Task description -
Copy, without any alteration, the lines from the one that includes "What Apache ECharts" up to and including the one that includes "const xTicks = [10, 20, 30, 40, 50, 60, 70, 80];".

>>>

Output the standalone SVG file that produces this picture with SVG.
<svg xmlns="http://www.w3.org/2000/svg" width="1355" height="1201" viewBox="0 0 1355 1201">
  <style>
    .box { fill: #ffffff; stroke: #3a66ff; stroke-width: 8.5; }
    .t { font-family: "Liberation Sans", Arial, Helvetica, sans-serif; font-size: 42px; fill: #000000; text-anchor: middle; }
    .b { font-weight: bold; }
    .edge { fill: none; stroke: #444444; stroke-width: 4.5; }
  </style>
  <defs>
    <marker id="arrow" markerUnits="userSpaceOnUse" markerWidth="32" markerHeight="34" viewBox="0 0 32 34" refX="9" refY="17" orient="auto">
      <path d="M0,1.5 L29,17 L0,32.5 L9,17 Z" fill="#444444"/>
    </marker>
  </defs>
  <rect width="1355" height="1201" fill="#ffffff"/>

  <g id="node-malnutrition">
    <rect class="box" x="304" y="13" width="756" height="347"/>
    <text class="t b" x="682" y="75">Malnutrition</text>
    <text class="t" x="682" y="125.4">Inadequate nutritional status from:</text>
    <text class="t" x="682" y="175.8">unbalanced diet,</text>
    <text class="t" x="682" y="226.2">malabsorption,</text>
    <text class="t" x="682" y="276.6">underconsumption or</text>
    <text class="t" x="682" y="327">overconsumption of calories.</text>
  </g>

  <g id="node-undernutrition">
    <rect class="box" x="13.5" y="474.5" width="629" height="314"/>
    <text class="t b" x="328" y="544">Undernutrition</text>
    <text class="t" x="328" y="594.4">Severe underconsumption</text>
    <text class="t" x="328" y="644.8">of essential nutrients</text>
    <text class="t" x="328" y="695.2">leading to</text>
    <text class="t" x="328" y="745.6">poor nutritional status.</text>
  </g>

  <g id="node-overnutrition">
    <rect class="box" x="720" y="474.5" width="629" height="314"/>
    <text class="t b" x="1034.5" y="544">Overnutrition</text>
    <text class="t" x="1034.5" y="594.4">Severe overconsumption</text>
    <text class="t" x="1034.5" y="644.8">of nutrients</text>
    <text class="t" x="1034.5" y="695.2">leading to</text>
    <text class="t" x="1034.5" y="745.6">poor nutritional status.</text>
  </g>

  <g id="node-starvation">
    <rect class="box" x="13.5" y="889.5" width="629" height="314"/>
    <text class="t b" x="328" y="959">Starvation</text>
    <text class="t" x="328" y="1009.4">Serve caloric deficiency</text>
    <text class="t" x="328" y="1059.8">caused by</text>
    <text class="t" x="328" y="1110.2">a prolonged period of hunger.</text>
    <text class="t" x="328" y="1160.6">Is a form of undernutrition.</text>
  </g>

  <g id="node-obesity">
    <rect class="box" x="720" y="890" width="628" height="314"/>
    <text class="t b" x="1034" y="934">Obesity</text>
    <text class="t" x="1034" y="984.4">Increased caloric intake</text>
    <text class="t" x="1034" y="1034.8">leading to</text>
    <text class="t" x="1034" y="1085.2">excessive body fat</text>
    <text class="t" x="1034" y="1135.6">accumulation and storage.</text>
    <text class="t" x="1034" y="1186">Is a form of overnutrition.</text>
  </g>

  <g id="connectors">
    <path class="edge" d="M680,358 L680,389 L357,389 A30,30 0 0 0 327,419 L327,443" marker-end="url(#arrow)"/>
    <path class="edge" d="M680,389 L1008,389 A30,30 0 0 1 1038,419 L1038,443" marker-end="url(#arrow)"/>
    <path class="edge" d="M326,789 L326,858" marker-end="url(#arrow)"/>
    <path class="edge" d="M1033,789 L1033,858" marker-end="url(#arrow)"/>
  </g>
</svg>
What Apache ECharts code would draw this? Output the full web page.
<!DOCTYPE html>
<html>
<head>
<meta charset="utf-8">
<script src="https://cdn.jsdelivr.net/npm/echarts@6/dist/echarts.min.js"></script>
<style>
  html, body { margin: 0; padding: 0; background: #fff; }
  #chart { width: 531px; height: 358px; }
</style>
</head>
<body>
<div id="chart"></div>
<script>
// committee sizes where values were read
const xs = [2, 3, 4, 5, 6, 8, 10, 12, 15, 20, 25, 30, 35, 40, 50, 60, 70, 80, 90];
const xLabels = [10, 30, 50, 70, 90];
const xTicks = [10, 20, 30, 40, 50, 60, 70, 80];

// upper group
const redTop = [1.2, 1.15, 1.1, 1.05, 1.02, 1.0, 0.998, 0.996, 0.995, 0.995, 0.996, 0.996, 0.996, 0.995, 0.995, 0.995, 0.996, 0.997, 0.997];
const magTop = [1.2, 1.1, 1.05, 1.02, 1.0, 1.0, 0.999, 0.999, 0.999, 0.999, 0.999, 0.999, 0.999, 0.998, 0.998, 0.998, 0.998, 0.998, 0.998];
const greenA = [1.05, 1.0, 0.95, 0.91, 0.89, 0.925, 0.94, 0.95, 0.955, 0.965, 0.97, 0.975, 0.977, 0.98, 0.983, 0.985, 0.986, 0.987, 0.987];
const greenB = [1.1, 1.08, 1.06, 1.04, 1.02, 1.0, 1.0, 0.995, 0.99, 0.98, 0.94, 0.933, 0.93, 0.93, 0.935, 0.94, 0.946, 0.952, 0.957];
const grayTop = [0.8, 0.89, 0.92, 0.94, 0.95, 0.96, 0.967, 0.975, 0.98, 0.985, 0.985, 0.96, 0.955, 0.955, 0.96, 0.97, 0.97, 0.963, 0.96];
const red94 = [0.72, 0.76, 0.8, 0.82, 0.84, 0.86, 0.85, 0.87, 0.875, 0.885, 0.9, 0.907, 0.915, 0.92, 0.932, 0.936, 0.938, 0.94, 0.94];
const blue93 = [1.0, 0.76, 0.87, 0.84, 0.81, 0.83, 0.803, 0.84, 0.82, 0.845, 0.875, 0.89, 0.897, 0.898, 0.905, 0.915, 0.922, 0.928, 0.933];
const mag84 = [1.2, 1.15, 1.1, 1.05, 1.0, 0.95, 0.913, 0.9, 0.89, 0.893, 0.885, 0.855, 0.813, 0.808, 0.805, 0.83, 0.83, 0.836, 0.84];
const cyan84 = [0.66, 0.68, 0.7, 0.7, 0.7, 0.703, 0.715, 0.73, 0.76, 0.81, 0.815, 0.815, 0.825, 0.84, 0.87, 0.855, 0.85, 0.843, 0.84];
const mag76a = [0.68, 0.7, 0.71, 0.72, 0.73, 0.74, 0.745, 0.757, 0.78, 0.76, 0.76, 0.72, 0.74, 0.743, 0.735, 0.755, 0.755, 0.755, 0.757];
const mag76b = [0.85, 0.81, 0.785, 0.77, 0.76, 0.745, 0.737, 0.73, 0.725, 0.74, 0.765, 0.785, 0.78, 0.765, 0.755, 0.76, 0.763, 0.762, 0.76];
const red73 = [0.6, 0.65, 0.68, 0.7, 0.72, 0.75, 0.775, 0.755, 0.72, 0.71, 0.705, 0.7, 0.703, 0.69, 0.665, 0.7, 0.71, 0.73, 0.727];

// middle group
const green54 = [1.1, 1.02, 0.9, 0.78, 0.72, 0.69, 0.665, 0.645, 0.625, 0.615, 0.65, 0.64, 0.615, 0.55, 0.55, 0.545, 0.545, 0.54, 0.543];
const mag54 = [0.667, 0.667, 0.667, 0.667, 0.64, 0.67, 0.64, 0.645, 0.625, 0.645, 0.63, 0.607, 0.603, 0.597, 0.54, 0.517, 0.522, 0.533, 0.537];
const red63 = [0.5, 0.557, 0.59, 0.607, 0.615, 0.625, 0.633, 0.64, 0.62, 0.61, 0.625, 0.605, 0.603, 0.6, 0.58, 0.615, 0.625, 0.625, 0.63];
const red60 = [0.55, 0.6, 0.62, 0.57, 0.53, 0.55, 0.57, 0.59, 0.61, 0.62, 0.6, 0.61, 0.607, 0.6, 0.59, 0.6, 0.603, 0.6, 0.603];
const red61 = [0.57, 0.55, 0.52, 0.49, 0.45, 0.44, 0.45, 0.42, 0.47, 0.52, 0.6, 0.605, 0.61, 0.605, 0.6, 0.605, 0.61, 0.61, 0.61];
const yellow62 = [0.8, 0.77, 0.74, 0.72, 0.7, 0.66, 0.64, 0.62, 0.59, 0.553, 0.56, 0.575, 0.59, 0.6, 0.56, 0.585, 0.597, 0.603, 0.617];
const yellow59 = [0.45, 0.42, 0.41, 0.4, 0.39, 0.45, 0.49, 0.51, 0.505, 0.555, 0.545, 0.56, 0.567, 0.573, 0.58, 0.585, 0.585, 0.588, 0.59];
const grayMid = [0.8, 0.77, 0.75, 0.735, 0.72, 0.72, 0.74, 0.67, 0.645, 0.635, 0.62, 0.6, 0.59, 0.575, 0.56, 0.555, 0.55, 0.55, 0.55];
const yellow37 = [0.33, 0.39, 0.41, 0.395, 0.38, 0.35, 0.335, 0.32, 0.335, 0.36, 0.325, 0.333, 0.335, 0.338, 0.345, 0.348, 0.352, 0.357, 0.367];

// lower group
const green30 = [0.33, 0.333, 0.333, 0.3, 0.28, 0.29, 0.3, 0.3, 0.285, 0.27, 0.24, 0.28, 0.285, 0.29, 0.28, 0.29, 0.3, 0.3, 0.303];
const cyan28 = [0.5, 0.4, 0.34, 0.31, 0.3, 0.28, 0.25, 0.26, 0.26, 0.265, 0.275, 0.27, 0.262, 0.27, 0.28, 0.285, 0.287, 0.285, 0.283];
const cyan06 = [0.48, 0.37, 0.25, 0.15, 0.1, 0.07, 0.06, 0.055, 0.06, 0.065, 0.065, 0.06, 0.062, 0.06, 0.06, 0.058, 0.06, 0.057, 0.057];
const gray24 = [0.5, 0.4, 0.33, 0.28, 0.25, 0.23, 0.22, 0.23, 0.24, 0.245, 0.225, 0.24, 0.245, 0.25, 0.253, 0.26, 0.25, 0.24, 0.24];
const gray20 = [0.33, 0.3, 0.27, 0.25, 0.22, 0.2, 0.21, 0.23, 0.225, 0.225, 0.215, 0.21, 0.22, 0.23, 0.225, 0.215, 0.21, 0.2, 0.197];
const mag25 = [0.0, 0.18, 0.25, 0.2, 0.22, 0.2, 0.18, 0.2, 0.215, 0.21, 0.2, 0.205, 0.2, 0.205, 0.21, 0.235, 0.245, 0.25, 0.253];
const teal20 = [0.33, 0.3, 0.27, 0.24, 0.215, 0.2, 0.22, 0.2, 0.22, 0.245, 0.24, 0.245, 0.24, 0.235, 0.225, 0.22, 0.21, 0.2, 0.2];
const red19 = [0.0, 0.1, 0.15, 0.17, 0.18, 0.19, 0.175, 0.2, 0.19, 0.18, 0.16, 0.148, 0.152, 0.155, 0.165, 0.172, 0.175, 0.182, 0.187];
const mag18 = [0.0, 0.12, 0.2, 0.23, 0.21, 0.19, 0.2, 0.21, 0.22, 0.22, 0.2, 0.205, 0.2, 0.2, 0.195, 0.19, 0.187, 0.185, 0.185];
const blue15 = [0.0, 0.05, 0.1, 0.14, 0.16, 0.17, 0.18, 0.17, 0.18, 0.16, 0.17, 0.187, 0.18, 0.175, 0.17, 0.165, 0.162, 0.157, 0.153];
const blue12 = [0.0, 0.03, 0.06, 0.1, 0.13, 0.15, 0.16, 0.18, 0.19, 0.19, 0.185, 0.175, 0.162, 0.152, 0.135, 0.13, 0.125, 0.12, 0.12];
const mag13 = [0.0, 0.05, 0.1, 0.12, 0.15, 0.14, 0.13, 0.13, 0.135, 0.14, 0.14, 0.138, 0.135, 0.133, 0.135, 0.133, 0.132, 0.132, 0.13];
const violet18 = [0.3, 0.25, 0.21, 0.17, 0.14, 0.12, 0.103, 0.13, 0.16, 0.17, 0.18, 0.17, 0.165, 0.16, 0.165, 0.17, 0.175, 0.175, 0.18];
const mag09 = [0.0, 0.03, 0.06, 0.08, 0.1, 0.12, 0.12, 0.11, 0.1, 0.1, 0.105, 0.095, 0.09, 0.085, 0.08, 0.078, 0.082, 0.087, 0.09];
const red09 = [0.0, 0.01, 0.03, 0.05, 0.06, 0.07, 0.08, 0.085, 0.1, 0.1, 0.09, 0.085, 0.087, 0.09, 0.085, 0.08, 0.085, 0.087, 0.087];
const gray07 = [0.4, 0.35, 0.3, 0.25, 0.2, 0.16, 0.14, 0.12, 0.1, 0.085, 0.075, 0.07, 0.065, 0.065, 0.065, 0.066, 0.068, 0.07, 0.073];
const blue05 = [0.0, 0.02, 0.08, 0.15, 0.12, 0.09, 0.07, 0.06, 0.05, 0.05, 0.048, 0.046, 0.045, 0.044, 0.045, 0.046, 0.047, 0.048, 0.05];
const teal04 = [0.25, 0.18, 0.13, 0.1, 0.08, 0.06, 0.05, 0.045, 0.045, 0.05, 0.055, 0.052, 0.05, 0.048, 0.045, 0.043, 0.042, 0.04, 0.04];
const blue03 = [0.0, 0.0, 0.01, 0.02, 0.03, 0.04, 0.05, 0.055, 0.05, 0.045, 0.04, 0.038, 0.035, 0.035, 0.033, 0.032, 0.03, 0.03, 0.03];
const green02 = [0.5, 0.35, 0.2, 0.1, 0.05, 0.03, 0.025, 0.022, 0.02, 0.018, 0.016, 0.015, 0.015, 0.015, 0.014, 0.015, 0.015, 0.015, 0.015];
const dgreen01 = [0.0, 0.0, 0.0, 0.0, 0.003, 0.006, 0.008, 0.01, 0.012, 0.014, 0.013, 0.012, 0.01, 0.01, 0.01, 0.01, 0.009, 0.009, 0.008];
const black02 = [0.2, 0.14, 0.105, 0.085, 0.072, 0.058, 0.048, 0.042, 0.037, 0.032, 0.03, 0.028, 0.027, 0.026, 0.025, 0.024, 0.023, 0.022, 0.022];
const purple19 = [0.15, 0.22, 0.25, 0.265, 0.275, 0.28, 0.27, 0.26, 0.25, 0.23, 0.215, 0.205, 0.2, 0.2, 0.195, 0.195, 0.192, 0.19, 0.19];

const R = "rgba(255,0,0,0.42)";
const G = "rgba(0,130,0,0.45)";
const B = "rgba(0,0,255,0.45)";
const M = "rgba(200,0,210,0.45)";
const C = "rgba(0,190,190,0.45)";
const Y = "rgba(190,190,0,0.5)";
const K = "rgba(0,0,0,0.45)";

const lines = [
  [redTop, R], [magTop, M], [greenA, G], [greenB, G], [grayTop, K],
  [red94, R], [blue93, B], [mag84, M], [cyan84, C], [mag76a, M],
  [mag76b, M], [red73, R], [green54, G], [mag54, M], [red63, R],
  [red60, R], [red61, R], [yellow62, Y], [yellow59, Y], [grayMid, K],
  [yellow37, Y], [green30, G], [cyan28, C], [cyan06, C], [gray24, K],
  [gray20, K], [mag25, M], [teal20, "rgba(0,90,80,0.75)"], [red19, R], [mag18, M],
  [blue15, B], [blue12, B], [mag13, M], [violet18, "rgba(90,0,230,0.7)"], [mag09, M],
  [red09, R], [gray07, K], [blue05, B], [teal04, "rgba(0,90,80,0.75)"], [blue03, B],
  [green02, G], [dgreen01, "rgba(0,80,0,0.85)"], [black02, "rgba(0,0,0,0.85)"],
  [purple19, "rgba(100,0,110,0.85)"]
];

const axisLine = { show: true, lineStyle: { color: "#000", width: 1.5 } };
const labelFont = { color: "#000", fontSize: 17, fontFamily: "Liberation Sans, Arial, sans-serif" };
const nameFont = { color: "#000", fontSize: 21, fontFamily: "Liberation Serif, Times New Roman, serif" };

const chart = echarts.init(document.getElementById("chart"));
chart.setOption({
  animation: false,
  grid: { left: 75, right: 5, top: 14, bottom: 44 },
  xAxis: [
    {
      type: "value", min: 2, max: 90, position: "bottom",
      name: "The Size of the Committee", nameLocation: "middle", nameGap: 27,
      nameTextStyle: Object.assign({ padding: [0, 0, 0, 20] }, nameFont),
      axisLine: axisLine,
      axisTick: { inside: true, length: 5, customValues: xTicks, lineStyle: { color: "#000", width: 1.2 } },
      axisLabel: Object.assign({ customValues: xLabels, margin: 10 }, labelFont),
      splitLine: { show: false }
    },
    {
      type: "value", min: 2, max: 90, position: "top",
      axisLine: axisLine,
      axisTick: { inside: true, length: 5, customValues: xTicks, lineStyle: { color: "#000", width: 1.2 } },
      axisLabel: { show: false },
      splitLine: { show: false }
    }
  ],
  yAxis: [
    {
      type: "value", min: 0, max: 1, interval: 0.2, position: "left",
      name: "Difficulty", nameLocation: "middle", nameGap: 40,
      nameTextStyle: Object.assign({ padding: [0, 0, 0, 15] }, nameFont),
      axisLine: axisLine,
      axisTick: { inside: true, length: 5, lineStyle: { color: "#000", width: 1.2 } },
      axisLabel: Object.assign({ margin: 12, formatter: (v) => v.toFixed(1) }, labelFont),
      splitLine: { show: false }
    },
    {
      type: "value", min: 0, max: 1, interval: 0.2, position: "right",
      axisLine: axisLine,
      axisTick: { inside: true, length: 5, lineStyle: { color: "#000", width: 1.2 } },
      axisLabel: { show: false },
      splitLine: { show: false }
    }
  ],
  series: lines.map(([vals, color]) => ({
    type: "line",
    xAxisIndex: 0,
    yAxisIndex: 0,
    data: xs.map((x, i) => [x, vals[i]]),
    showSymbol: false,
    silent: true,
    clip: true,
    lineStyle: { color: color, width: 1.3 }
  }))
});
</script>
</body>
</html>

<<<

Finished exercise -
What Apache ECharts code would draw this? Output the full web page.
<!DOCTYPE html>
<html>
<head>
<meta charset="utf-8">
<script src="https://cdn.jsdelivr.net/npm/echarts@6/dist/echarts.min.js"></script>
<style>
  html, body { margin: 0; padding: 0; background: #fff; }
  #chart { width: 531px; height: 358px; }
</style>
</head>
<body>
<div id="chart"></div>
<script>
// committee sizes where values were read
const xs = [2, 3, 4, 5, 6, 8, 10, 12, 15, 20, 25, 30, 35, 40, 50, 60, 70, 80, 90];
const xLabels = [10, 30, 50, 70, 90];
const xTicks = [10, 20, 30, 40, 50, 60, 70, 80];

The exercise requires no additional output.